Thursday, August 10, 2006



Of Shirin Ebadi, Mahmoud Ahmadinejad and individual liberties

This post focuses on some points I raised in my previous post, where I wrote about semantic binaries that pigeon-hole and neuter any attempt at change or reform.
Here I would like to add to, and expand upon, a couple of points I made in the previous post.

The confusion created by ideologies that enable change was my central point. I used the examples of Chirac's oppresive measures in France and Ataturk's excesses in Turkey. I left out Iran.

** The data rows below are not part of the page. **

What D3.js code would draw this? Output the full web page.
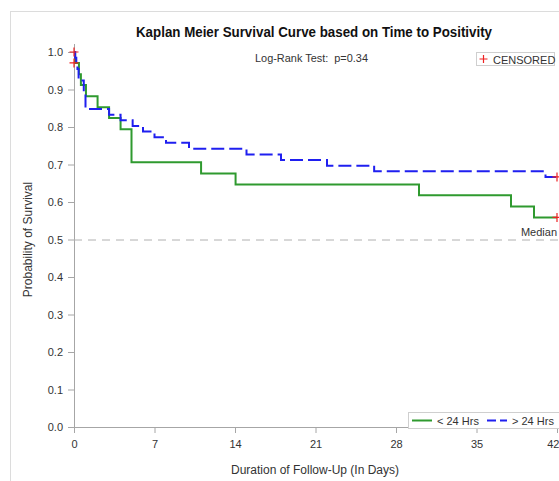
<!DOCTYPE html>
<html>
<head>
<meta charset="utf-8">
<script src="https://cdn.jsdelivr.net/npm/d3@7"></script>
<style>
  html, body { margin: 0; padding: 0; background: #fff; }
  svg { display: block; font-family: "Liberation Sans", Arial, sans-serif; }
</style>
</head>
<body>
<svg id="chart" width="559" height="481"></svg>
<script>
// Kaplan-Meier step estimates, one list of step times and survival per group
const groupNames = ["< 24 Hrs", "> 24 Hrs"];

const lt24Times = [0, 0.1, 0.43, 0.6, 1.04, 2.05, 3.05, 4.05, 5.0, 11.05, 14.05, 30.0, 38.0, 40.0];
const lt24Surv  = [1.0, 0.971, 0.941, 0.912, 0.882, 0.853, 0.824, 0.794, 0.706, 0.676, 0.647, 0.618, 0.588, 0.559];

const gt24Times = [0, 0.1, 0.2, 0.3, 0.4, 0.85, 1.0, 3.05, 4.05, 5.1, 6.0, 7.0, 8.0, 10.0, 15.0, 18.0, 22.0, 26.1, 41.0];
const gt24Surv  = [1.0, 0.985, 0.97, 0.955, 0.924, 0.894, 0.848, 0.833, 0.818, 0.803, 0.788, 0.773, 0.758, 0.742, 0.727, 0.712, 0.697, 0.682, 0.667];

// follow-up ends for both groups
const lastTime = 42;

// censored observations: [time, survival]
const censorPoints = [[0, 1.0], [0, 0.971], [42, 0.667], [42, 0.559]];

const xTicks = [0, 7, 14, 21, 28, 35, 42];
const yTicks = [0, 0.1, 0.2, 0.3, 0.4, 0.5, 0.6, 0.7, 0.8, 0.9, 1.0];
const medianLevel = 0.5;
const logRankText = "Log-Rank Test:  p=0.34";

const svg = d3.select("#chart");

// outer frame
svg.append("rect")
  .attr("x", 10.5).attr("y", 11.5)
  .attr("width", 600).attr("height", 500)
  .attr("fill", "none").attr("stroke", "#dcdcdc");

const x = d3.scaleLinear().domain([0, 42]).range([74, 557]);
const y = d3.scaleLinear().domain([0, 1]).range([427, 52]);

const axisColor = "#a6a6a6";
const textColor = "#333";

// x axis
const xAxis = svg.append("g")
  .attr("transform", `translate(0,${y(0)})`)
  .call(d3.axisBottom(x).tickValues(xTicks).tickSize(6).tickPadding(7).tickFormat(d3.format("d")));
xAxis.select(".domain").attr("d", `M${x(0)},0.5H600`);
// last tick label sits at the window edge: right-align it so it stays readable
xAxis.selectAll(".tick text").filter(d => d === 42)
  .attr("text-anchor", "end").attr("dx", "2");

// y axis
const yAxis = svg.append("g")
  .attr("transform", `translate(${x(0)},0)`)
  .call(d3.axisLeft(y).tickValues(yTicks).tickSize(6).tickPadding(5).tickFormat(d3.format(".1f")));
yAxis.select(".domain").attr("d", `M0.5,44V${y(0) + 1}`);

[xAxis, yAxis].forEach(g => {
  g.selectAll(".domain").attr("stroke", axisColor).attr("stroke-width", 1);
  g.selectAll(".tick line").attr("stroke", axisColor);
  g.selectAll(".tick text").attr("fill", textColor)
    .style("font-size", "11px").style("font-family", "'Liberation Sans', Arial, sans-serif");
});

// median reference line
svg.append("line")
  .attr("x1", x(0)).attr("x2", 600)
  .attr("y1", y(medianLevel) + 0.5).attr("y2", y(medianLevel) + 0.5)
  .attr("stroke", "#b0b0b0").attr("stroke-width", 1)
  .attr("stroke-dasharray", "8,6");

svg.append("text")
  .attr("x", 557).attr("y", y(medianLevel) - 4)
  .attr("text-anchor", "end")
  .attr("fill", textColor).style("font-size", "11px")
  .text("Median");

// survival step curves
const stepLine = d3.line().x(d => x(d[0])).y(d => y(d[1])).curve(d3.curveStepAfter);
function stepPoints(times, surv) {
  const pts = times.map((t, i) => [t, surv[i]]);
  pts.push([lastTime, surv[surv.length - 1]]);
  return pts;
}

svg.append("path")
  .datum(stepPoints(lt24Times, lt24Surv))
  .attr("d", stepLine)
  .attr("fill", "none").attr("stroke", "#2f9a2f").attr("stroke-width", 2);

svg.append("path")
  .datum(stepPoints(gt24Times, gt24Surv))
  .attr("d", stepLine)
  .attr("fill", "none").attr("stroke", "#1f1ff0").attr("stroke-width", 2)
  .attr("stroke-dasharray", "13,5");

// censor marks: thin plus signs
svg.append("g").selectAll("path")
  .data(censorPoints)
  .join("path")
  .attr("transform", d => `translate(${x(d[0])},${y(d[1])})`)
  .attr("d", "M-4.5,0H4.5M0,-4.5V4.5")
  .attr("fill", "none").attr("stroke", "#ee2222").attr("stroke-width", 1.2);

// title
svg.append("text")
  .attr("x", 314).attr("y", 37)
  .attr("text-anchor", "middle")
  .attr("fill", "#111").style("font-size", "14px").style("font-weight", "bold")
  .attr("textLength", 356).attr("lengthAdjust", "spacingAndGlyphs")
  .text("Kaplan Meier Survival Curve based on Time to Positivity");

svg.append("text")
  .attr("x", 255).attr("y", 62)
  .attr("fill", textColor).style("font-size", "11px")
  .style("white-space", "pre")
  .attr("textLength", 113).attr("lengthAdjust", "spacingAndGlyphs")
  .text(logRankText);

// censored legend
const censLeg = svg.append("g");
censLeg.append("rect")
  .attr("x", 476.5).attr("y", 52.5).attr("width", 78).attr("height", 13)
  .attr("fill", "#fff").attr("stroke", "#cfcfcf");
censLeg.append("path")
  .attr("d", "M479.5,59H487.5M483.5,55V63")
  .attr("stroke", "#ee2222").attr("stroke-width", 1.2);
censLeg.append("text")
  .attr("x", 493).attr("y", 63.5)
  .attr("fill", textColor).style("font-size", "11px")
  .text("CENSORED");

// group legend
const leg = svg.append("g");
leg.append("rect")
  .attr("x", 408.5).attr("y", 412.5).attr("width", 170).attr("height", 16)
  .attr("fill", "#fff").attr("stroke", "#cfcfcf");
leg.append("line")
  .attr("x1", 412).attr("x2", 432).attr("y1", 420.5).attr("y2", 420.5)
  .attr("stroke", "#2f9a2f").attr("stroke-width", 2);
leg.append("text")
  .attr("x", 437).attr("y", 424.5)
  .attr("fill", textColor).style("font-size", "11px")
  .text(groupNames[0]);
leg.append("line")
  .attr("x1", 487).attr("x2", 507).attr("y1", 420.5).attr("y2", 420.5)
  .attr("stroke", "#1f1ff0").attr("stroke-width", 2)
  .attr("stroke-dasharray", "9,4");
leg.append("text")
  .attr("x", 512).attr("y", 424.5)
  .attr("fill", textColor).style("font-size", "11px")
  .text(groupNames[1]);

// axis titles
svg.append("text")
  .attr("x", 315).attr("y", 474)
  .attr("text-anchor", "middle")
  .attr("fill", textColor).style("font-size", "12px")
  .text("Duration of Follow-Up (In Days)");

svg.append("text")
  .attr("transform", `translate(32,${y(0.5)}) rotate(-90)`)
  .attr("text-anchor", "middle")
  .attr("fill", textColor).style("font-size", "12px")
  .text("Probability of Survival");
</script>
</body>
</html>
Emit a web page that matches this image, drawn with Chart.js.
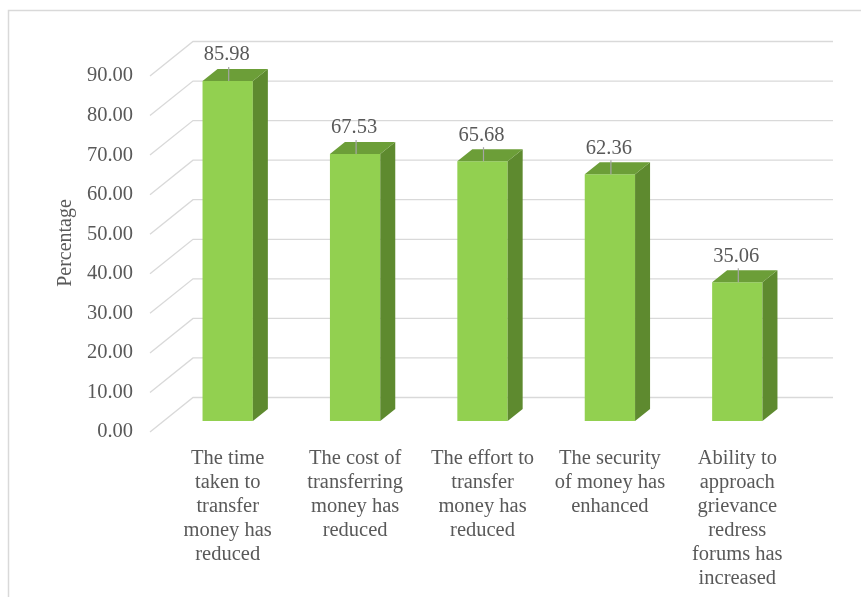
<!DOCTYPE html>
<html>
<head>
<meta charset="utf-8">
<script src="https://cdn.jsdelivr.net/npm/chart.js@4/dist/chart.umd.min.js"></script>
<style>
  html, body { margin: 0; padding: 0; background: #ffffff; }
  canvas { display: block; }
</style>
</head>
<body>
<canvas id="chart" width="861" height="597"></canvas>
<script>
// Share of respondents reporting each benefit of electronic money transfer
const categories = [
  ["The time", "taken to", "transfer", "money has", "reduced"],
  ["The cost of", "transferring", "money has", "reduced"],
  ["The effort to", "transfer", "money has", "reduced"],
  ["The security", "of money has", "enhanced"],
  ["Ability to", "approach", "grievance", "redress", "forums has", "increased"]
];
const percentages = [85.98, 67.53, 65.68, 62.36, 35.06];
const yTicks = [0, 10, 20, 30, 40, 50, 60, 70, 80, 90];

const TEXT = '#595959';
const GRID = '#d9d9d9';
const FONT = '"Liberation Serif", "Times New Roman", serif';

// 3D look: depth offset of the bar prisms and of the back wall
const DEPTH_X = 15, DEPTH_Y = 12;

const frame = {
  id: 'frame',
  beforeDraw(chart) {
    const ctx = chart.ctx;
    ctx.save();
    ctx.fillStyle = '#ffffff';
    ctx.fillRect(0, 0, chart.width, chart.height);
    ctx.strokeStyle = GRID;
    ctx.lineWidth = 1.5;
    ctx.beginPath();
    ctx.moveTo(8.5, chart.height + 2);
    ctx.lineTo(8.5, 10.5);
    ctx.lineTo(chart.width + 2, 10.5);
    ctx.stroke();
    ctx.restore();
  }
};

// back-wall gridlines and the slanted floor/side lines leading to the tick labels
const wall = {
  id: 'wall',
  beforeDatasetsDraw(chart) {
    const ctx = chart.ctx, ca = chart.chartArea, y = chart.scales.y;
    const backL = ca.left + 29, backR = ca.right + 32, frontL = ca.left - 14;
    ctx.save();
    ctx.strokeStyle = GRID;
    ctx.lineWidth = 1.3;
    yTicks.forEach(v => {
      const py = y.getPixelForValue(v);
      ctx.beginPath();
      ctx.moveTo(frontL, py + 11);
      ctx.lineTo(backL, py - 23.5);
      ctx.lineTo(backR, py - 23.5);
      ctx.stroke();
    });
    ctx.restore();
  }
};

// top and side faces of each bar, plus value labels with leader lines
const prism = {
  id: 'prism',
  afterDatasetsDraw(chart) {
    const ctx = chart.ctx;
    const meta = chart.getDatasetMeta(0);
    ctx.save();
    meta.data.forEach((bar, i) => {
      const { x, y, base, width } = bar.getProps(['x', 'y', 'base', 'width'], true);
      const l = x - width / 2, r = x + width / 2;
      // side face
      ctx.fillStyle = '#5e8a2f';
      ctx.beginPath();
      ctx.moveTo(r, y);
      ctx.lineTo(r + DEPTH_X, y - DEPTH_Y);
      ctx.lineTo(r + DEPTH_X, base - DEPTH_Y);
      ctx.lineTo(r, base);
      ctx.closePath();
      ctx.fill();
      // top face
      ctx.fillStyle = '#6c9e38';
      ctx.beginPath();
      ctx.moveTo(l, y);
      ctx.lineTo(l + DEPTH_X, y - DEPTH_Y);
      ctx.lineTo(r + DEPTH_X, y - DEPTH_Y);
      ctx.lineTo(r, y);
      ctx.closePath();
      ctx.fill();
      // leader line
      ctx.strokeStyle = '#a6a6a6';
      ctx.lineWidth = 1.2;
      ctx.beginPath();
      ctx.moveTo(x + 1, y - 14);
      ctx.lineTo(x + 1, y);
      ctx.stroke();
      // value label
      ctx.fillStyle = TEXT;
      ctx.font = '20.5px ' + FONT;
      ctx.textAlign = 'center';
      ctx.textBaseline = 'middle';
      ctx.fillText(percentages[i].toFixed(2), x - 1, y - 26);
    });
    ctx.restore();
  }
};

new Chart(document.getElementById('chart'), {
  type: 'bar',
  data: {
    labels: categories,
    datasets: [{
      data: percentages,
      backgroundColor: '#92d050',
      borderWidth: 0,
      categoryPercentage: 1,
      barPercentage: 0.395
    }]
  },
  options: {
    responsive: false,
    animation: false,
    devicePixelRatio: 1,
    layout: { padding: { left: 40, right: 60, top: 65, bottom: 0 } },
    plugins: {
      legend: { display: false },
      tooltip: { enabled: false }
    },
    scales: {
      x: {
        grid: { display: false, drawTicks: false },
        border: { display: false },
        ticks: {
          color: TEXT,
          font: { family: FONT, size: 20.5, lineHeight: 24 / 20.5 },
          padding: 26,
          maxRotation: 0,
          autoSkip: false
        },
        afterFit(scale) { scale.height = 176; }
      },
      y: {
        min: 0,
        max: 90,
        grid: { display: false, drawTicks: false },
        border: { display: false },
        afterBuildTicks(scale) { scale.ticks = yTicks.map(v => ({ value: v })); },
        ticks: {
          color: TEXT,
          font: { family: FONT, size: 20.5 },
          padding: 31,
          labelOffset: 11,
          callback: v => Number(v).toFixed(2)
        },
        title: {
          display: true,
          text: 'Percentage',
          color: TEXT,
          font: { family: FONT, size: 20, lineHeight: 1.2 },
          padding: { top: 14, bottom: 0 }
        },
        afterFit(scale) { scale.width = 124; }
      }
    }
  },
  plugins: [frame, wall, prism]
});
</script>
</body>
</html>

The US and UK funded Reza Shah regime was overthrown by the Islamic Revolution led by Ayatollah Khomeini. Many liberals, at the time, including Nobel Peace Laureate Shirin Ebadi, supported the fundamentalist Islamic Revolution against the secular Shah.

The idea, as Shirin Ebadi says here, was Liberty.
The slogans then were Freedom and Democracy and Independence.Unfortunately, we were not able to implement those slogans, but I am still interested in trying to make them a reality.

She also makes the point here that Ahmadinejad was favoured by 14 million out of a voting population of 49 million.
We have a population of 70 million. Forty-nine million can vote. Mr. Khatami was elected with 22 million votes. Mr. Ahmadinejad, during the second round of the elections, when all the other competitors had been eliminated, got 14 million votes.

She however, rightly points out that USA's involvement in Iran will only worsen things, and that democracy should, and will, emerge from within. She also has an interesting take on Bush.
People are very critical toward the government, but I think that if there is an attack against Iran, people will forget about their criticism, and they will rally with the government. Any attack on Iran will be good for the government and will actually damage the democratic movement in Iran.
Once in a while I have the impression that what Mr. Bush says is very much like what Mr. Ahmadinejad says. For example, when Mr. Bush says he has a mission from God to settle the problems in the Middle East. Mr. Bush sometimes wants to bring democracy through the use of force, like the government of Iran wants to push people by force into paradise.

Read the entire interview here. Another excellent interview here.

The other point I wanted to raise was about this man.

In an interview published in The Hindu, Mahmoud Ahmadinejad talks about 'peace and tranquility and justice', in words that would make a liberal proud. (I know that sounds ironic. It isn't meant to.)
We think that the time of weapons of mass destruction having a say in, or determining the course of, political or human relations is in the past. It is finished. And in the very near future, these existing arsenals are going to become useless. All nations very much abhor war, killing, and bloodshed. There are only a few big powers that want to speed up the arms race, and of course, the reason they are interested in this is to line their own pockets. Today, the age of thinking, of cultural exchanges and endeavours has dawned. What we desperately need is better human interaction, peace, justice, pens — people in the media, for example — that work for the greater good. These are the factors that contribute to or bring about happiness and well-being. Bombs do not provide prosperity. The money that is spent on armaments should rightfully be spent on better welfare, for the development of our various societies, and also healthcare.

Only time will tell whether these are hollow words, but the immediate step must be to hold talks with Iran. I firmly believe that his statements against the Holocaust, and incendiary speeches against the US were but rhetorical statements aimed at catching the US on the Iraqi backfoot. And he's succeeded. The US set back relations with Iran, and by extension, a possible truce in West Asia, when they declined his offer to negotiate.

I am hoping his offer will eventually be taken up. And that Lebanon's Hezbollah-backed offer of policing the disputed territory in south Lebanon, will be taken seriously and NOT
dismissed patronisingly as an interesting offer.

Related articles:
In The Hindu: Ahmadinejad keen on energy ties with India
Mike Wallace talks about his interview of Ahmadinejad here, here and here.

A note on the title:
The title is a reference to the Greek Resistance revolutionary in John Fowles' masterpiece The Magus. After hours of torture, when his gag is removed, he screams 'eleutheria!' in defiance.
Fowles was alluding to the 19th century Greek cry of Liberty or Death.

The French Revolution happened nearly 200 years ago, and may be a distant historical event for us, but its lessons (that eventually you get robespierred) must not be forgotten. In the quest for change, or reform, individual liberties must be paramount, and supercede all else. Even the objectives of the reforms/ revolution itself. Basically, Gandhi NOT Bose.

Amidst modernising monarchies, fundamentalist theocracies, revolutionary radicalism and betrayed democracies, individual liberties are often trampled upon, and one form of oppression replaced with another.